Single by Titãs

from the album Volume Dois
- Released: 1998
- Genre: Alternative rock
- Length: 4:08
- Label: WEA
- Songwriter(s): Roberto Carlos Erasmo Carlos
- Producer(s): Liminha

Titãs singles chronology
| "'Domingo'" (1995) | "É Preciso Saber Viver" (1998) | "'Pelados em Santos'" (1999) |

= É Preciso Saber Viver =

"É Preciso Saber Viver" is the eleventh single by Titãs, released in 1998 from their album Volume Dois. It is a cover of a song written by Roberto Carlos, the best-selling musical artist in Brazil, and Erasmo Carlos. Extra vocals were provided by Brazilian band Fat Family.
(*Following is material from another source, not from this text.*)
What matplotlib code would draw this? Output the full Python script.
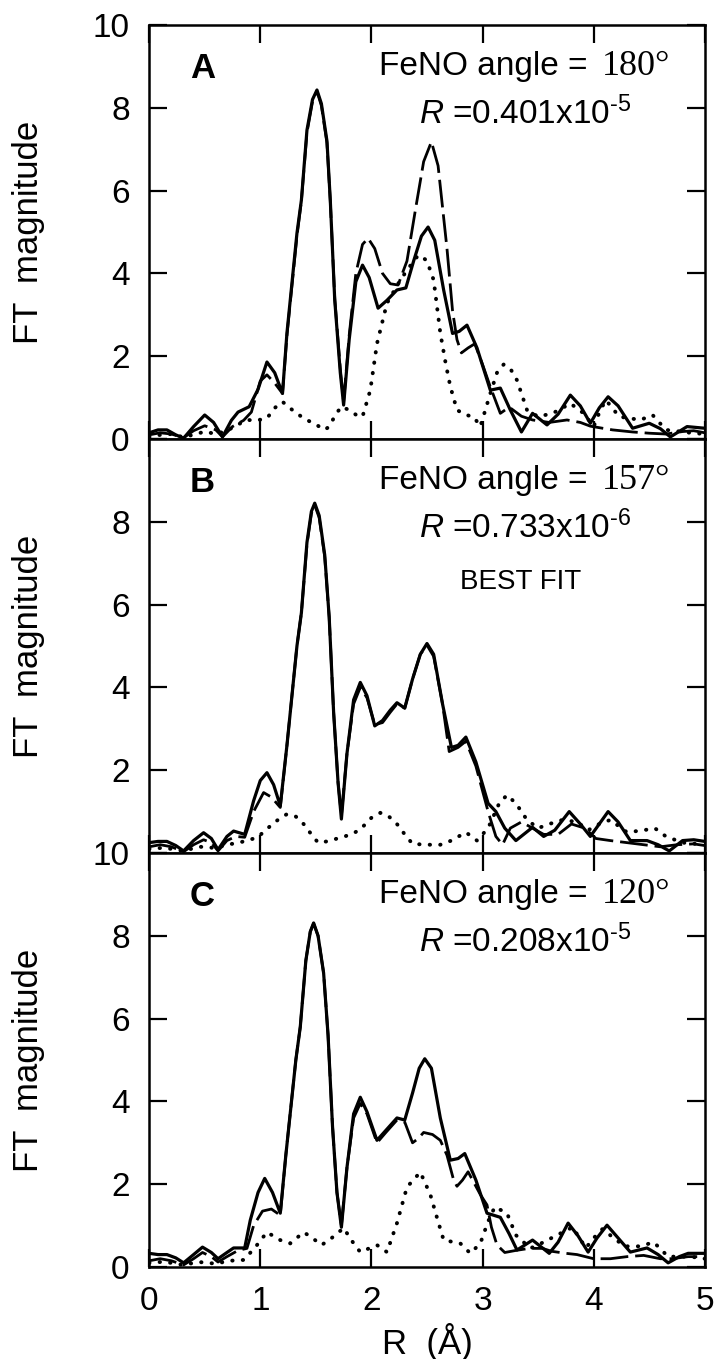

The song was featured in the 1998 Rede Globo telenovela remake Pecado Capital. When it was released, it was the most played song on radio stations in São Paulo, Florianópolis, Porto Alegre, Curitiba and Santos; the second most in Rio de Janeiro and Recife; and the third most Belo Horizonte. No Brasil em geral, foi a quarta.

== Music video ==
The music video of the song, directed by Conspiração Filmes, shows black & white images of the band performing in studio, and later alternate shots of the members taking a look at pictures of the group start to appear as well. Most of these pictures were printed on the Volume Dois booklet.